A small device exploded at the Royal University of Fine Arts on Friday afternoon and caused minor injuries to one laborer working on school building demolition.
The blast took place two days before the deadline for families on the North Campus to either accept offered compensation or leave.
Laborer Chhay Im, 25, was dismantling the roof of a school building—which is being removed so the area can be developed—when he stumbled across the device, wrapped in paper, he said Friday at Calmette Hospital, where he was being treated.
He threw the object away from him, but it exploded in mid-air, causing minor shrapnel wounds to his leg.
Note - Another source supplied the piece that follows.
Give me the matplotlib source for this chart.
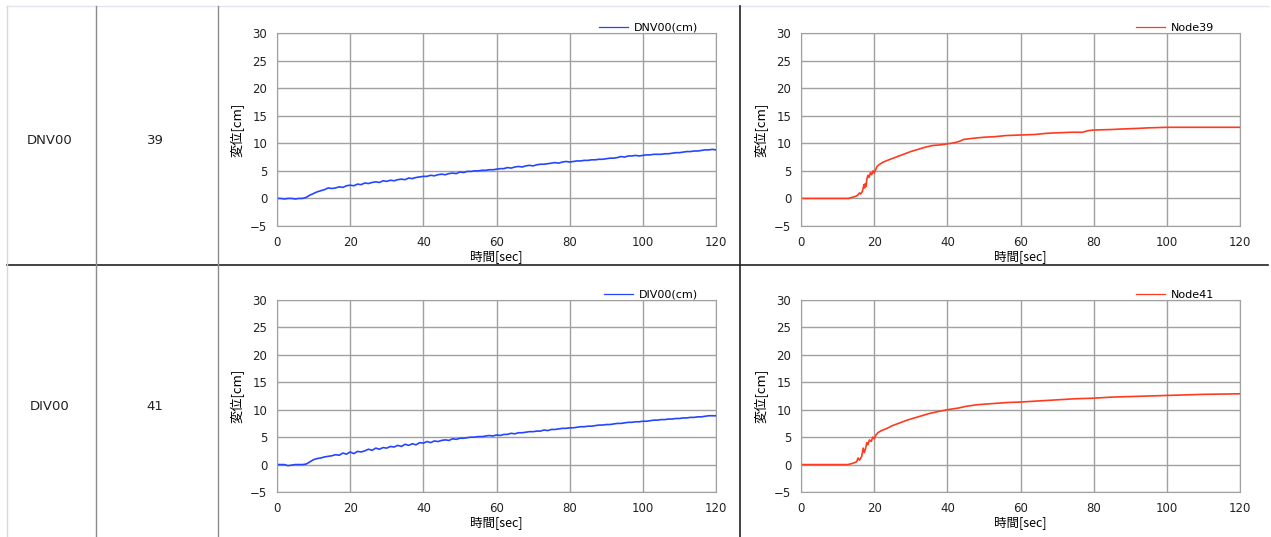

“In the beginning I didn’t know it was a bomb. I unwrapped it and threw it away. It exploded,” he told reporters, adding that the incident happened at about 4 pm.
He said he believed the device was homemade, and that it had been there for a long time.
“The explosive had been stored there. It was very dirty,” he said.
At 5:30 pm, the RUFA campus was sealed off. Several RCAF soldiers, one of whom was carrying an AK-47, guarded the gate from the inside and refused to let reporters enter.
One worker dismantling school buildings, who identified himself as Pheap, 32, said as he left the site that the explosion was not particularly strong.
The Mong Reththy Group, which obtained RUFA’s land from the government in exchange for building a new campus in Russei Keo district, has been offering compensation of up to $4,000 to RUFA teachers and their families living on the site.
About 25 families have so far refused to budge, Thann Sin Thou, a RUFA teacher and community leader, said earlier this week.
They are asking for either a quarter of the site to live on or compensation at land market value.
Phnom Penh Vice Governor Mann Chhoeun visited the site Monday and urged both sides to meet face to face and solve the matter, Thann Sin Thou said.